Microsoft learned, maybe even before Google, that most search is local. If Terraserver didn't have images for people's hometowns, they got angry.
"In the first year, I got 20,000 emails, and the vast majority of them said one of two things," Barclay said. "It was either 'I love Terraserver, I saw my house' or 'I hate Terraserver, I didn't see my house' We learned that 85 percent of all geospacial queries are local. They're looking for local search—they want to find whatever dry cleaner is around the corner, or where they could get fast food."
The entirety of the New York Times article about Terraserver's launch focuses on its utility as a database and all but ignores the possibility that it could serve as a method of collecting information about user habits.
"The project not only marks the creation of one whopper of a digital scrapbook, it also says something very big about Microsoft's effort to enter the database business, using as an opener a venture that can capture the public imagination," the Times wrote. "Microsoft's strategy is to use Terraserver to prove that its software and operating system are suited to massive databases."
It wasn't just that basic information, however. Microsoft also gleaned that "the internet is busiest on Mondays and Tuesdays" and that there was a "steady slide [in volume] from Wednesday through Friday." Saturdays and Sundays were half as busy as Mondays were. The 45-foot by 25-foot Compaq computer that stored the images would roar to life on Monday mornings as the East Coast woke up.
"The temperature in the room would go up 5 to 6 degrees around 9:30 AM on the East Coast, things would start banging around," Barclay said. "By 8 PM pacific time, you didn't have any traffic, because we didn't have any imagery in the Pacific Ocean."
None of this information was used by Microsoft, except as a way to determine when to perform maintenance on its servers or when to staff the server rooms. The only revenue Microsoft made directly off of Terraserver was on the sale of some of the satellite images, which you could buy and have mailed to your house for $9.95.
"In the science community, this technology took off, but as a business I could never get anyone at Microsoft to latch onto it," Barclay said. "There's definitely a little bit of frustration there."
It's easy to look at Terraserver as a missed opportunity for Microsoft to dominate the next era of computing, and it's hard to say why, exactly, the company decided to stop pouring resources into it. Current Microsoft representative declined to be interviewed for this article, and Jim Gray, Barclay's boss, was lost at sea in 2007.

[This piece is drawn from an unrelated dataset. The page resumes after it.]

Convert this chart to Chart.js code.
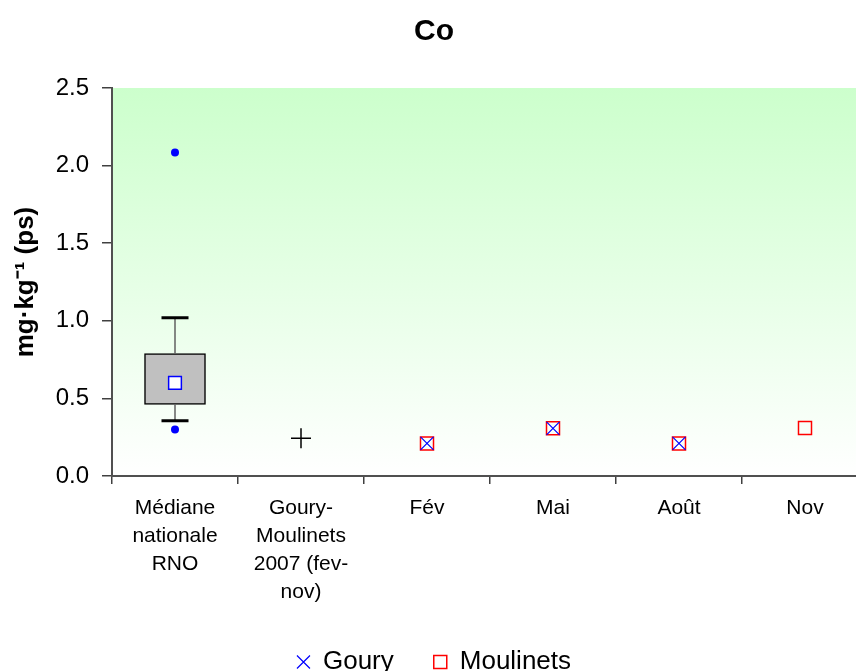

It may be as simple as Barclay suggested: Microsoft didn't see itself as an information company, and the media was skeptical of its intentions had it decided to become one. In addition to the Newsweek article, the Chicago Sun Times ran an opinion piece in 2000 that questioned the company's motives with Terraserver.
"Some people are paranoid enough about Microsoft," Andy Ihnatko wrote in an article I accessed using LexisNexis. "How would these people react to discovering a Microsoft web server with an aerial photo of their house that's so good it shows the kiddie pool in the backyard?"
Other groups weren't as skittish. The most notable was Keyhole, which launched "Earth Viewer" in 2003 and used Terraserver as some of the underpinning of their technology. It sold the license to its Earth Viewer software for upwards of $600 annually to businesses and charged consumers $79 annually for a stripped down version of it. Google bought Keyhole in 2004, rebranded Earth Viewer as Google Earth in 2005 and, well, you know the rest of the story.